Oil and gas companies are starting to look at the effectiveness of using mindfulness techniques to increase the health, well-being and safety of offshore workers. It’s an interesting development, for sure, even though mindfulness trainings have been around for decades. While there’s been a recent surge in popularity, their use is not frequently associated with tough offshore workers who complete physically demanding work with long hours, dangerous equipment, extreme weather and weeks away from family and friends.
The practice of mindfulness as defined by Webster’s is “maintaining a nonjudgmental state of heightened or complete awareness of one's thoughts, emotions, or experiences on a moment-to-moment basis.”
Mindfulness is rooted in the centuries-long religious traditions of Hinduism and Buddhism. But over the past decade, techniques surrounding the psychology and way of thinking associated with mindfulness entered the lexicon of the Western corporate training world as a way for employees to be more engaged with their work.
Fittingly or not, mindfulness, in some circles, has been derided as a marketing gimmick with no basis in the scientific method. However, more and more rigorous research demonstrates how continuous mindfulness practice can elevate worker health, well-being and safety.
“The goal was to design a program that can be picked up by any oil and gas company with offshore workers in high-risk environments."
OffShore Mindfulness and Safety Initiative
Through a grant from the National Academies of Sciences, Engineering and Medicine, Christiane Spitzmueller, an industrial and organizational psychology professor at the University of Houston, led a six-month study of offshore oil and gas workers in collaboration with widely-recognized offshore worker safety expert Rhona Flin, professor of business at Scotland’s Robert Gordon University, and executives at Baker Hughes and Diamond Offshore.
With a goal of increasing the safety, health and well-being on offshore installations in the Gulf of Mexico, the team developed a “time to refocus toolkit,” containing short mindfulness practices and exercises that allow workers to refocus in high-risk situations offshore.
In recent years, there have been numerous accidents on U.S. offshore oil and gas rigs that have resulted in deaths and environmental disasters, notably the 2010 accident involving the Deepwater Horizon drilling rig, which killed 11 people and spilled 210 million barrels of crude oil into the Gulf of Mexico.
“The goal was to design a program that can be picked up by any oil and gas company with offshore workers in high-risk environments. The program was designed to also be usable by service company employees since service companies are rarely included in research on offshore safety,” said Spitzmueller, who is also a UH Energy Fellow.
“Some of the findings, surprised me..."
The study findings suggest that workers who practice more mindfulness experience less emotional exhaustion, fatigue and psychological strain. By the end of the study, workers’ daily sense of productivity, job satisfaction and situation awareness increased as mindfulness practice increased. However, the researchers note it takes time before the positive effects of mindfulness can be observed.
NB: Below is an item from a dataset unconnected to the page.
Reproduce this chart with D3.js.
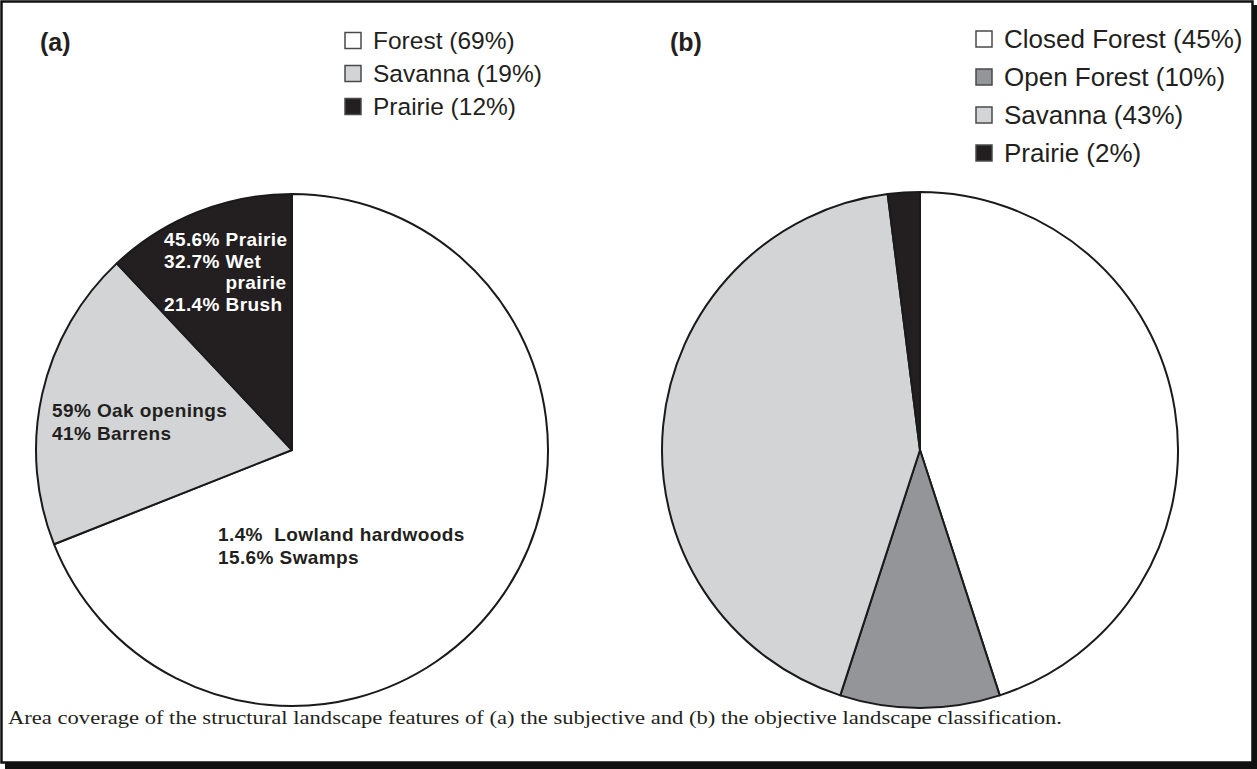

“We started off the study by creating a functional job analysis with a safety focus, for each job requirement,” Spitzmueller said. “We asked people to tell us about their jobs, like what an assistant driller did during a shift.”
The workers were asked about the tasks they thought were most high risk and where they had observed the most challenges around safety, common distractions, near misses and actual accidents.
“Some of the findings, surprised me,” added Spitzmueller. “While they were working, they were thinking about issues their families were facing back home without being able to do anything about it. That popped up more frequently than I would have anticipated.”
Issues Beyond Work-Family Balance
Of the 108 workers surveyed, 41% reported they were distracted from their work by overcrowding and social distractions, and phone calls during work were cited as distractions by 19% of workers. Performance anxiety surrounding their tasks preoccupied 16% of employees and 9% of workers noted that their mind wandered during repetitive tasks and task-switching.
The toolkit recommends offshore oil rig managers to be trained in mindfulness so they can then share two-minute techniques with their workers to enhance attentional performance, well-being and ability to deal with stressors, Spitzmueller said.
For example, one technique asks workers to pause for a moment to look around and notice five things they can see, five things they can feel on their body and five things they could carefully hear for two minutes.
“The goal for us is to implement these mindfulness interventions at times when there is a high-risk task about to be undertaken,” she added.
Results of the study support that mindfulness practice can, if used continuously, strengthen workers’ well-being and health, and mitigate the risk for burnout.
“Our team is thrilled to be able to contribute our mindfulness toolkit as an evidence-based tool to supplement what drilling and service companies can use to support their workers,” adds Peggy Lindner, an investigator on the project who has contributed to the development of toolkit videos.